Reduced Scale Experiments on Fire Spread Involving Multiple Informal Settlement Dwellings

Abstract

Fire disasters in informal settlements (also referred to as slums, shantytowns, favelas, etc.) are a major challenge worldwide, with a single incident being able to displace thousands of people. Numerous factors including dwelling spacing, material type, topography, weather, fuel loads, roads, and more influence fire spread. Conducting large-scale experiments to quantify and understand these phenomena is difficult and costly. Hence, it would be beneficial if Reduced Scale Experiments (RSE) could be developed to study the influence of these phenomena. Previous research has demonstrated that a 1/4th scale informal settlement dwelling (ISD) RSE can sufficiently capture the fire behaviour and fire dynamics within dwellings. The objective of this work is to develop a methodology for multi-dwelling ISD scaling such that large-scale spread phenomena can be captured. This paper carries out a series of RSEs to study the influence of (a) the number of dwellings, (b) orientation of dwellings, windows, and door openings, (c) cladding material, (d) wind effects, (e) the distance between dwellings and (f) fuel load on spread. Results are compared to previous large-scale experiments. It is shown that the geometric scaling of distance between dwellings is suitable for capturing spread. It was found that wind and the fuel load contribute significantly to the fire spread, but the type of cladding, distance between dwellings, dwelling orientation, and type of structural members used also affects fire spread rates.

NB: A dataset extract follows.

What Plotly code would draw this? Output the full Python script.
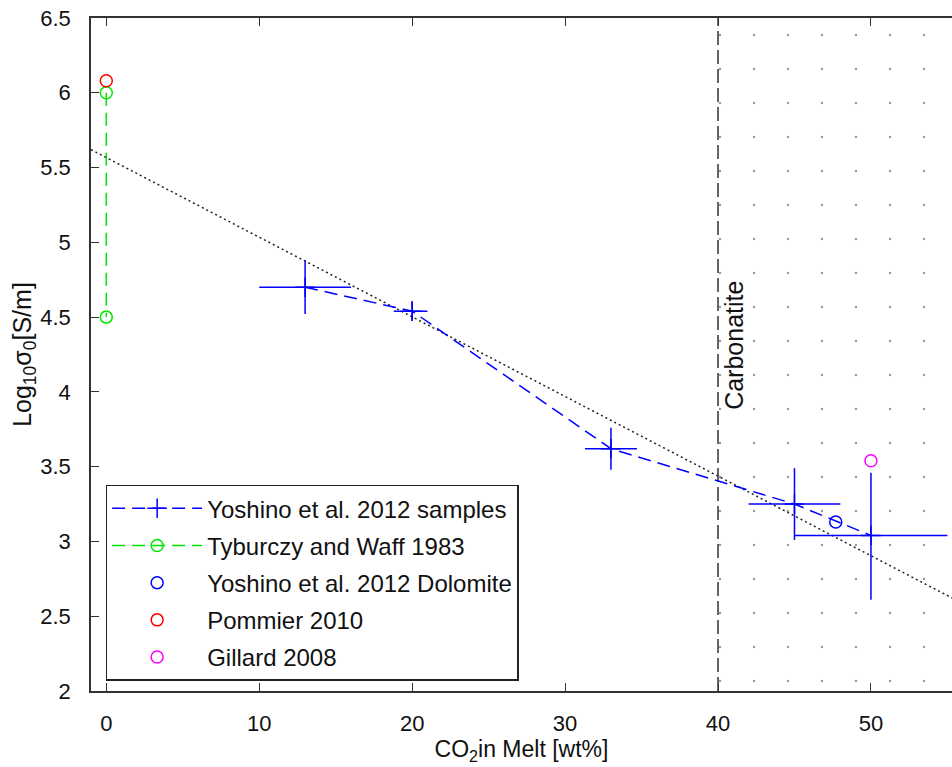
import plotly.graph_objects as go

# Yoshino et al. 2012 samples: CO2 content vs log10 sigma0, with uncertainties
samples_x = [13, 20, 33, 45, 50]
samples_y = [4.70, 4.54, 3.62, 3.25, 3.04]
samples_xerr_plus = [3.0, 1.0, 1.7, 3.0, 5.0]
samples_xerr_minus = [3.0, 1.2, 1.7, 3.0, 5.0]
samples_yerr_plus = [0.18, 0.065, 0.14, 0.24, 0.42]
samples_yerr_minus = [0.18, 0.065, 0.14, 0.24, 0.43]

# Tyburczy and Waff 1983
tyburczy_x = [0, 0]
tyburczy_y = [6.0, 4.5]

# Single-point literature values
dolomite_x = [47.7]
dolomite_y = [3.13]
pommier_x = [0]
pommier_y = [6.08]
gillard_x = [50]
gillard_y = [3.54]

# Linear trend through the data
trend_x = [-1.0, 56.0]
trend_y = [5.62, 2.585]

# Carbonatite field boundary
carbonatite_x = 40
x_range = [-1.0, 55.3]
y_range = [2.0, 6.5]
x_ticks = [0, 10, 20, 30, 40, 50]
y_ticks = [2, 2.5, 3, 3.5, 4, 4.5, 5, 5.5, 6, 6.5]

FONT = "Liberation Sans, Arial, sans-serif"
BLUE = "#0000ff"
GREEN = "#00e600"
RED = "#ff0000"
MAGENTA = "#ff00ff"

fig = go.Figure()

# stippled carbonatite field
fig.add_trace(go.Scatter(
    x=[carbonatite_x, x_range[1], x_range[1], carbonatite_x, carbonatite_x],
    y=[y_range[0], y_range[0], y_range[1], y_range[1], y_range[0]],
    mode="lines", fill="toself", fillcolor="rgba(0,0,0,0)",
    fillpattern=dict(shape=".", size=34, solidity=0.004,
                     fgcolor="#333333", bgcolor="rgba(0,0,0,0)"),
    line=dict(width=0), showlegend=False, hoverinfo="skip",
))

# carbonatite boundary
fig.add_trace(go.Scatter(
    x=[carbonatite_x, carbonatite_x], y=y_range, mode="lines",
    line=dict(color="#333333", width=1.5, dash="14px,5px"),
    showlegend=False, hoverinfo="skip",
))

# trend line
fig.add_trace(go.Scatter(
    x=trend_x, y=trend_y, mode="lines",
    line=dict(color="#222222", width=1.5, dash="2px,3px"),
    showlegend=False, hoverinfo="skip",
))

fig.add_trace(go.Scatter(
    x=samples_x, y=samples_y, mode="lines+markers",
    name="Yoshino et al. 2012 samples",
    line=dict(color=BLUE, width=1.5, dash="13px,7px"),
    marker=dict(symbol="cross-thin", size=14, color=BLUE,
                line=dict(color=BLUE, width=1.5)),
    error_x=dict(type="data", symmetric=False, array=samples_xerr_plus,
                 arrayminus=samples_xerr_minus, width=0, thickness=1.5, color=BLUE),
    error_y=dict(type="data", symmetric=False, array=samples_yerr_plus,
                 arrayminus=samples_yerr_minus, width=0, thickness=1.5, color=BLUE),
    legendgroup="a",
))

fig.add_trace(go.Scatter(
    x=tyburczy_x, y=tyburczy_y, mode="lines+markers",
    name="Tyburczy and Waff 1983",
    line=dict(color=GREEN, width=1.5, dash="13px,7px"),
    marker=dict(symbol="circle-open", size=12, color=GREEN,
                line=dict(color=GREEN, width=1.5)),
    legendgroup="b",
))

for name, xs, ys, col, grp in [
    ("Yoshino et al. 2012 Dolomite", dolomite_x, dolomite_y, BLUE, "c"),
    ("Pommier 2010", pommier_x, pommier_y, RED, "d"),
    ("Gillard 2008", gillard_x, gillard_y, MAGENTA, "e"),
]:
    fig.add_trace(go.Scatter(
        x=xs, y=ys, mode="markers", name=name,
        marker=dict(symbol="circle-open", size=12, color=col,
                    line=dict(color=col, width=1.5)),
        legendgroup=grp,
    ))

# companion trace for the top axis
fig.add_trace(go.Scatter(x=[None], y=[None], xaxis="x2", showlegend=False,
                         hoverinfo="skip"))

fig.add_annotation(
    x=41.0, y=4.31, xref="x", yref="y", text="Carbonatite",
    textangle=-90, showarrow=False,
    font=dict(family=FONT, size=25, color="#111111"),
)

axis_common = dict(
    showgrid=False, zeroline=False, showline=True, linecolor="#333333",
    linewidth=1.5, ticks="inside", ticklen=8, tickwidth=1.2,
    tickcolor="#333333", tickfont=dict(family=FONT, size=22, color="#111111"),
)

fig.update_layout(
    width=952, height=767,
    margin=dict(l=91, r=0, t=18, b=76),
    paper_bgcolor="white", plot_bgcolor="white",
    font=dict(family=FONT, color="#111111"),
    xaxis=dict(range=x_range, tickvals=x_ticks, ticklabelstandoff=12,
               title=dict(text="CO<sub>2</sub>in Melt [wt%]",
                          font=dict(family=FONT, size=23), standoff=6),
               **axis_common),
    xaxis2=dict(range=x_range, overlaying="x", side="top", matches="x",
                tickvals=x_ticks, showticklabels=False,
                **{k: v for k, v in axis_common.items() if k != "tickfont"}),
    yaxis=dict(range=y_range, tickvals=y_ticks,
               ticktext=[("%g" % v) for v in y_ticks], ticklabelstandoff=14,
               title=dict(text="Log<sub>10</sub>σ<sub>0</sub>[S/m]",
                          font=dict(family=FONT, size=25), standoff=2),
               **axis_common),
    legend=dict(
        x=0.017, y=0.3066, xanchor="left", yanchor="top",
        bgcolor="white", bordercolor="#222222", borderwidth=1.5,
        font=dict(family=FONT, size=24, color="#111111"),
        tracegroupgap=3, itemwidth=90,
    ),
    showlegend=True,
)

fig.write_html("out.html")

The comparative results with full-scale experiments (FSEs) shows that the peak temperatures were comparable and had similar profiles. A good correlation exists between FSEs and RSEs in terms of fire dynamics and spread characteristics, but the spread time (scaled or unscaled) does not correlate well with FSEs. Further work is needed before the work can be reliably used for predicting multi-dwelling spread, especially when wind is involved, due to the complex interaction of parameters and difficulty in scaling flame impingement.